Penetration Testing content image


In today’s digital world, cyber threats are becoming more sophisticated. These threats have the potential to harm organizations by exposing their data and systems. To protect against these threats, penetration testing is important.

This entails probing for vulnerabilities in an organization’s networks, applications, and systems by mimicking actual attacks. Penetration testing, also known as pen testing or white-hat hacking.

By proactively discovering and addressing these weaknesses, businesses can fortify their defenses and protect sensitive data from malicious actors.

What is Penetration Testing?

Penetration testing is a systematic process of evaluating the security of an organization’s IT infrastructure by safely exploiting vulnerabilities. It includes authorized professionals called penetration testers or ethical hackers. They use the same techniques and tools as malicious attackers to test an organization’s security controls. The aim is to find weaknesses before cybercriminals can use them, so organizations can focus on fixing security gaps.

Penetration Testing Stages

Penetration testing typically follows a structured approach to ensure a comprehensive assessment of an organization’s security posture. The key stages of a penetration test include:

  1. Planning and Reconnaissance: In this initial stage, we define the scope and objectives of the penetration test. Testers collect information about systems, networks, and applications using OSINT techniques like Google dorking, social media analyzing, and DNS enumeration.
  2. Scanning: Testers identify the target environment and employ various scanning techniques to identify potential entry points and vulnerabilities. This stage involves port scanning, network mapping, and vulnerability scanning using tools such as Nmap, Nessus, and Burp Suite.
  3. Gaining Access: Penetration testers try to exploit vulnerabilities to access systems without permission. This stage may involve techniques like password cracking, social engineering, and exploiting known vulnerabilities in software or configurations.
  4. Maintaining Access: After successfully gaining access, testers aim to maintain a persistent presence in the compromised systems. They may install backdoors, create new user accounts, or establish covert communication channels to simulate an attacker’s actions.
  5. Analysis and Reporting: Testers analyze the results of the penetration test and prepare a detailed report in the final stage. The report details the discovered vulnerabilities, their potential impact, and recommendations for remediation. It serves as a roadmap for the organization to prioritize and address security weaknesses.

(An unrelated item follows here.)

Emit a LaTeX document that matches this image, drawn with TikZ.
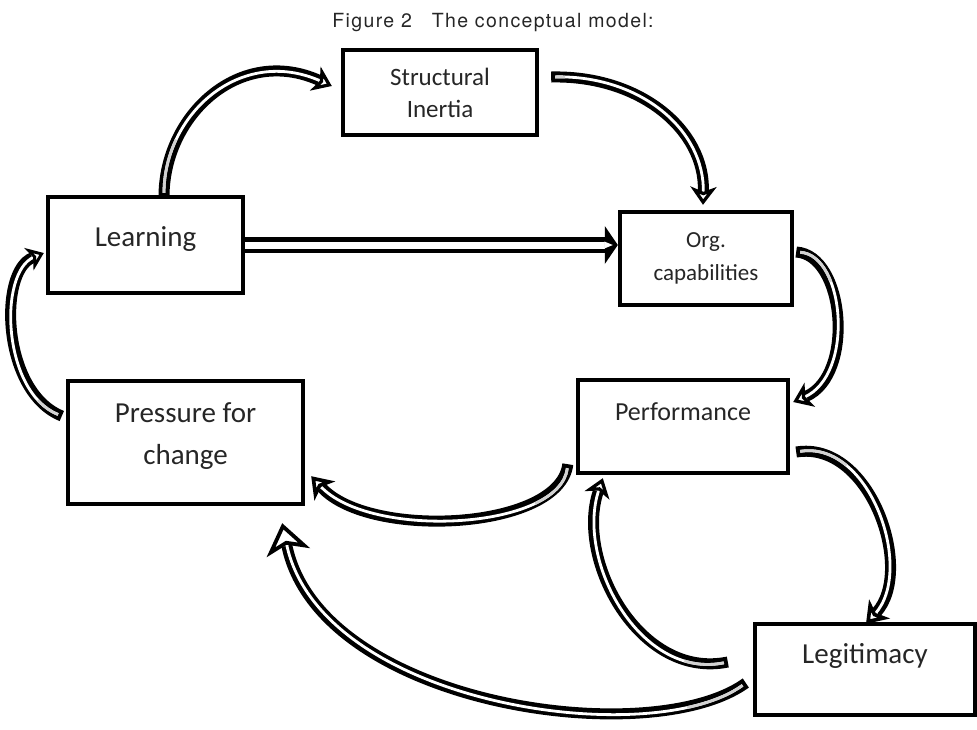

Penetration Testing Methods

Various methods can perform penetration testing, each focusing on different aspects of an organization’s security.

External Testing

This method evaluates the security of a company’s external systems, such as websites, email servers, and firewalls. It simulates a cybercriminal attempting unauthorized access.

For instance, a test might try to take advantage of a weakness in a website called cross-site scripting (XSS). The tester creates a harmful code and puts it into the website’s input areas. If the code works, it runs and the hacker could access user information or perform unauthorized actions.

Internal Testing

Internal testing focuses on the security of an organization’s internal network and systems. It looks at someone who is a threat from inside or an attacker who has already gotten into the internal network.

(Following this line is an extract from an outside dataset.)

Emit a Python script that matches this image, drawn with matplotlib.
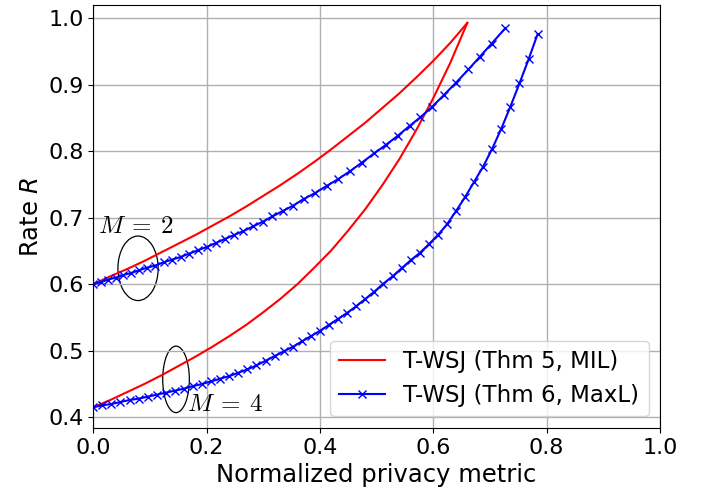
import matplotlib
matplotlib.use("Agg")
import matplotlib.pyplot as plt
from matplotlib.patches import Ellipse

# T-WSJ (Thm 5, MIL), M = 2
mil_m2_x = [0.00, 0.03, 0.06, 0.09, 0.12, 0.15, 0.18, 0.21, 0.24, 0.27,
            0.30, 0.33, 0.36, 0.39, 0.42, 0.45, 0.48, 0.51, 0.54, 0.57,
            0.60, 0.63, 0.66]
mil_m2_y = [0.600, 0.612, 0.623, 0.635, 0.648, 0.661, 0.674, 0.688, 0.702,
            0.717, 0.733, 0.749, 0.766, 0.784, 0.803, 0.823, 0.843, 0.865,
            0.887, 0.911, 0.936, 0.963, 0.993]

# T-WSJ (Thm 5, MIL), M = 4
mil_m4_x = [0.00, 0.03, 0.06, 0.09, 0.12, 0.15, 0.18, 0.21, 0.24, 0.27,
            0.30, 0.33, 0.36, 0.39, 0.42, 0.45, 0.48, 0.51, 0.54, 0.57,
            0.60, 0.63, 0.66]
mil_m4_y = [0.415, 0.426, 0.438, 0.450, 0.463, 0.477, 0.491, 0.506, 0.522,
            0.539, 0.558, 0.578, 0.600, 0.625, 0.651, 0.681, 0.713, 0.749,
            0.788, 0.832, 0.880, 0.933, 0.993]

# T-WSJ (Thm 6, MaxL), M = 2
maxl_m2_x = [0.000, 0.013, 0.026, 0.040, 0.053, 0.067, 0.081, 0.095, 0.109,
             0.124, 0.139, 0.154, 0.169, 0.184, 0.200, 0.216, 0.232, 0.248,
             0.265, 0.282, 0.299, 0.316, 0.334, 0.352, 0.371, 0.391, 0.412,
             0.432, 0.453, 0.474, 0.496, 0.517, 0.537, 0.558, 0.577, 0.597,
             0.618, 0.640, 0.662, 0.682, 0.703, 0.727]
maxl_m2_y = [0.600, 0.603, 0.607, 0.610, 0.614, 0.617, 0.621, 0.625, 0.628,
             0.633, 0.637, 0.641, 0.646, 0.651, 0.656, 0.662, 0.668, 0.674,
             0.680, 0.687, 0.694, 0.702, 0.710, 0.718, 0.728, 0.737, 0.748,
             0.758, 0.770, 0.783, 0.797, 0.810, 0.823, 0.838, 0.851, 0.866,
             0.884, 0.903, 0.923, 0.942, 0.962, 0.985]

# T-WSJ (Thm 6, MaxL), M = 4
maxl_m4_x = [0.000, 0.016, 0.032, 0.048, 0.064, 0.080, 0.096, 0.112, 0.128,
             0.144, 0.160, 0.176, 0.192, 0.208, 0.224, 0.240, 0.256, 0.272,
             0.288, 0.304, 0.320, 0.336, 0.352, 0.368, 0.384, 0.400, 0.416,
             0.432, 0.448, 0.464, 0.480, 0.496, 0.512, 0.528, 0.544, 0.560,
             0.576, 0.592, 0.608, 0.624, 0.640, 0.656, 0.672, 0.688, 0.704,
             0.720, 0.736, 0.752, 0.768, 0.784]
maxl_m4_y = [0.415, 0.418, 0.420, 0.423, 0.426, 0.428, 0.431, 0.434, 0.437,
             0.440, 0.443, 0.447, 0.450, 0.454, 0.458, 0.462, 0.467, 0.472,
             0.478, 0.485, 0.492, 0.499, 0.506, 0.514, 0.522, 0.530, 0.539,
             0.548, 0.557, 0.567, 0.578, 0.589, 0.601, 0.612, 0.624, 0.636,
             0.647, 0.660, 0.674, 0.690, 0.710, 0.731, 0.754, 0.777, 0.804,
             0.834, 0.867, 0.902, 0.938, 0.976]

fig = plt.figure(figsize=(7.04, 4.93), dpi=100)
ax = fig.add_axes([0.1325, 0.132, 0.805, 0.858])

ax.plot(mil_m2_x, mil_m2_y, color='red', lw=1.5, label='T-WSJ (Thm 5, MIL)')
ax.plot(mil_m4_x, mil_m4_y, color='red', lw=1.5)
ax.plot(maxl_m2_x, maxl_m2_y, color='blue', lw=1.5, marker='x', ms=6,
        label='T-WSJ (Thm 6, MaxL)')
ax.plot(maxl_m4_x, maxl_m4_y, color='blue', lw=1.5, marker='x', ms=6)

# ellipses marking the two groups
ax.add_patch(Ellipse((0.079, 0.624), 0.071, 0.097, fill=False,
                     edgecolor='black', lw=0.9))
ax.add_patch(Ellipse((0.146, 0.457), 0.047, 0.100, fill=False,
                     edgecolor='black', lw=0.9))
ax.text(0.008, 0.677, r'$M\:=\:2$', fontsize=18, math_fontfamily='cm')
ax.text(0.165, 0.409, r'$M\:=\:4$', fontsize=18, math_fontfamily='cm')

ax.set_xlim(0, 1)
ax.set_ylim(0.384, 1.02)
ax.set_xticks([0.0, 0.2, 0.4, 0.6, 0.8, 1.0])
ax.set_yticks([0.4, 0.5, 0.6, 0.7, 0.8, 0.9, 1.0])
ax.tick_params(labelsize=16)
ax.set_xlabel('Normalized privacy metric', fontsize=17.5)
ax.set_ylabel('Rate $R$', fontsize=17.5)
ax.grid(True, lw=1)
ax.legend(loc='lower right', fontsize=16.5)

fig.savefig('out.png', dpi=100)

To illustrate, consider a scenario where a penetration tester gains access to an employee’s workstation through social engineering. Once inside the network, the tester attempts to escalate privileges, move laterally across the network, and access sensitive data.

This test shows how dangerous insider threats can be and the need for strong access controls and network separation.

Wireless Testing

Wireless testing assesses the security of an organization’s wireless networks, including Wi-Fi and Bluetooth. It involves attempting to intercept wireless traffic, crack encryption keys, and gain unauthorized access to the network.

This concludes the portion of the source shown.